The choices facing President Obama’s debt commission when it begins meeting later this month are obvious, but just as obviously unpalatable to voters who are not certain how big the problem is.
“The basic challenge is political in that we’ve gotten to a situation where the spending promises we’ve made can’t be financed with the levels of taxation we’ve agreed upon,” said Robert L. Bixby, executive director of the Concord Coalition, a long-standing bipartisan budget watchdog group. “Getting out of that dynamic requires either cutting back on the spending promises or raising taxes. Those are politically explosive choices.”
With the commission’s first meeting slated for April 27 in Washington, the debate already is gearing up. Last week, former Federal Reserve Board Chairman Paul A. Volcker, who is now an economic adviser to Mr. Obama, floated the idea of establishing a value-added tax, a type of consumption tax.
Mr. Obama has said everything from new taxes to cuts in spending will be on the table, and the commissioners already have a built-in mission. When Mr. Obama submitted his 2011 budget to Congress this year, he left a glaring hole in the future years that he said the commission will have to close.
The contours are clear. The Congressional Budget Office projects deficits averaging nearly $1 trillion a year for the next decade under the budget Mr. Obama submitted in February, and the total debt held by the public would reach 90 percent of gross domestic product.
When it begins, the commission will be repeating the work of watchdog groups such as the Concord Coalition and the Committee for a Responsible Federal Budget. Maya MacGuineas, president of CRFB, said it will be clear when they crunch the numbers that “the bulk of the problem is spending.”
“It’s a worthwhile strategy to say, ‘Let’s find as many spending cuts as we as a country are willing to stomach, and then go ahead and find new taxes,’” she said.
How big that stomach is, though, is uncertain.
Democratic strategist James Carville and pollster Stan Greenberg finished a round of polling last month on closing the budget hole. Mr. Carville said little has changed since 1993, when spending also took top billing among issues of concern.
“The political will to deal with this today is no greater than it was in 1993, and the information about it has not really advanced, and so to ask the political system to do something that there’s no sense of urgency in the country to do is to ask a lot,” Mr.
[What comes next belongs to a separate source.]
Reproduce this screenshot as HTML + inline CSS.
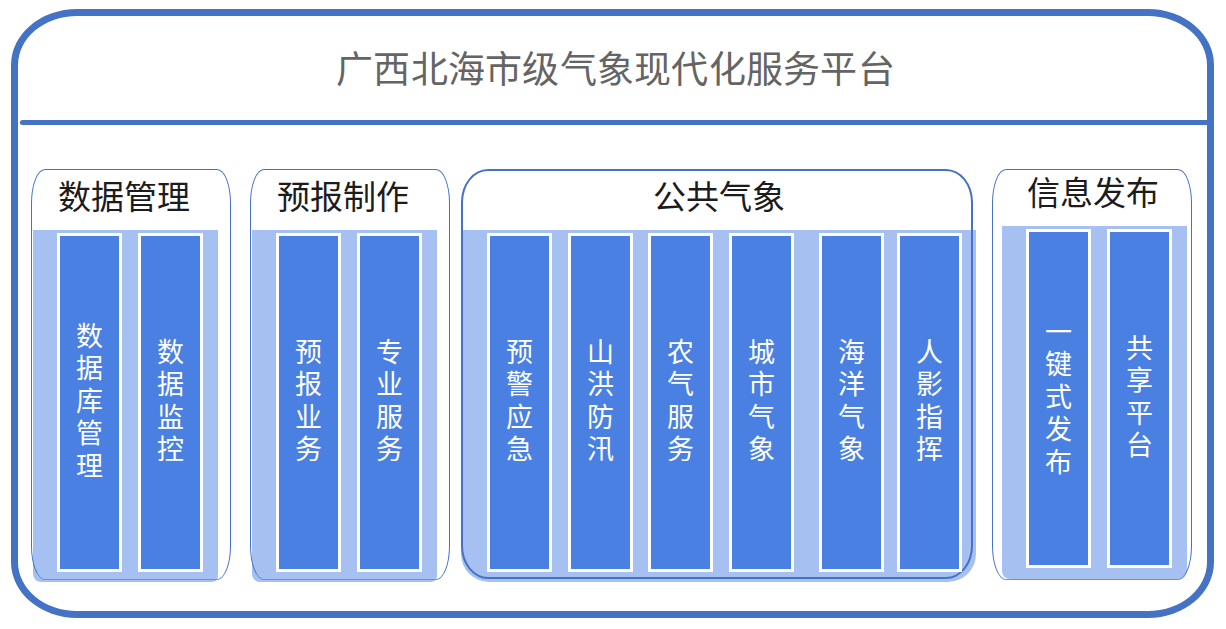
<!DOCTYPE html>
<html lang="zh-CN">
<head>
<meta charset="utf-8">
<style>
html,body{margin:0;padding:0;background:#fff;width:1226px;height:629px;overflow:hidden;position:relative;}
body{font-family:"Liberation Serif",serif;}
.a{position:absolute;box-sizing:border-box;}
#frame{left:11px;top:8.5px;width:1203px;height:609.3px;border:7px solid #4472C4;border-radius:66px/56px;}
#hline{left:20px;top:119.5px;width:1190px;height:5.5px;background:#4472C4;border-radius:3px 0 0 3px;}
#title{left:336px;top:49px;font-family:"Liberation Sans",sans-serif;font-size:37px;letter-spacing:0.25px;line-height:44px;font-weight:300;color:#646464;white-space:nowrap;}
.band{background:#A6C1F1;}
.outline{border:1.3px solid #4472C4;}
.col{background:#4A80E2;border:3px solid #fff;}
.ct{position:absolute;left:0;right:0;text-align:center;color:#fff;font-size:27px;line-height:32.5px;font-weight:300;}
.pt{position:absolute;font-size:33px;line-height:38px;color:#1c1c1c;white-space:nowrap;font-weight:300;}
</style>
</head>
<body>
<div id="frame" class="a"></div>
<div id="hline" class="a"></div>
<div id="title" class="a">广西北海市级气象现代化服务平台</div>

<!-- Panel 1 -->
<div class="a band" style="left:32.5px;top:230px;width:185.5px;height:352px;border-radius:0 0 6px 8px;"></div>
<div class="a outline" style="left:31px;top:169px;width:200px;height:410.5px;border-radius:14px/34px;border-bottom-color:#6A90DA;"></div>
<div class="pt" style="left:58px;top:179px;">数据管理</div>
<div class="a col" style="left:57px;top:233px;width:65px;height:339px;"><div class="ct" style="top:84.5px;">数<br>据<br>库<br>管<br>理</div></div>
<div class="a col" style="left:138px;top:233px;width:65px;height:339px;"><div class="ct" style="top:100.5px;">数<br>据<br>监<br>控</div></div>

<!-- Panel 2 -->
<div class="a band" style="left:251.7px;top:230px;width:185px;height:352px;border-radius:0 0 6px 8px;"></div>
<div class="a outline" style="left:250px;top:169px;width:200px;height:410.5px;border-radius:14px/34px;border-bottom-color:#6A90DA;"></div>
<div class="pt" style="left:277px;top:179px;">预报制作</div>
<div class="a col" style="left:276px;top:233px;width:65px;height:339px;"><div class="ct" style="top:100.5px;">预<br>报<br>业<br>务</div></div>
<div class="a col" style="left:357px;top:233px;width:65px;height:339px;"><div class="ct" style="top:100.5px;">专<br>业<br>服<br>务</div></div>

<!-- Panel 3 -->
<div class="a band" style="left:461px;top:230px;width:515px;height:352px;border-radius:0 0 28px 28px;"></div>
<div class="a outline" style="left:461px;top:169px;width:512px;height:410px;border-width:2.2px;border-radius:27px/33px;"></div>
<div class="pt" style="left:653px;top:179px;">公共气象</div>
<div class="a col" style="left:487px;top:233px;width:65px;height:339px;"><div class="ct" style="top:100.5px;">预<br>警<br>应<br>急</div></div>
<div class="a col" style="left:567.5px;top:233px;width:65px;height:339px;"><div class="ct" style="top:100.5px;">山<br>洪<br>防<br>汛</div></div>
<div class="a col" style="left:648px;top:233px;width:65px;height:339px;"><div class="ct" style="top:100.5px;">农<br>气<br>服<br>务</div></div>
<div class="a col" style="left:729px;top:233px;width:65px;height:339px;"><div class="ct" style="top:100.5px;">城<br>市<br>气<br>象</div></div>
<div class="a col" style="left:819px;top:233px;width:65px;height:339px;"><div class="ct" style="top:100.5px;">海<br>洋<br>气<br>象</div></div>
<div class="a col" style="left:897px;top:233px;width:65px;height:339px;"><div class="ct" style="top:100.5px;">人<br>影<br>指<br>挥</div></div>

<!-- Panel 4 -->
<div class="a band" style="left:1002px;top:226px;width:185px;height:352.6px;border-radius:0 0 8px 8px;"></div>
<div class="a outline" style="left:992px;top:169px;width:200px;height:410.5px;border-radius:14px/34px;border-bottom-color:#6A90DA;"></div>
<div class="pt" style="left:1027px;top:175px;">信息发布</div>
<div class="a col" style="left:1026px;top:229px;width:65px;height:339px;"><div class="ct" style="top:84.5px;">一<br>键<br>式<br>发<br>布</div></div>
<div class="a col" style="left:1107px;top:229px;width:65px;height:339px;"><div class="ct" style="top:100.5px;">共<br>享<br>平<br>台</div></div>
</body>
</html>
Carville told reporters in a briefing on the polling.
He and Mr. Greenberg found that nearly half of voters think government has enough waste and inefficiency to cut that it can control spending without touching Social Security or the other major benefit programs.
When forced to choose how to balance the budget, voters pick spending cuts over tax increases by a huge margin — 71 percent to 18 percent, in the Democracy Corps poll — but there is little agreement on what to cut, and voters usually rule out the major items.
A YouGov/Economist poll released last week found that of more than 15 proposed cuts, from Social Security to defense to environmental programs, only one - foreign aid - was acceptable to a majority of voters. In fact, at 71 percent, it was the only option that topped 30 percent acceptable.
But foreign aid accounts for less than 1 percent of federal spending, so eliminating it altogether would do hardly anything for the deficit.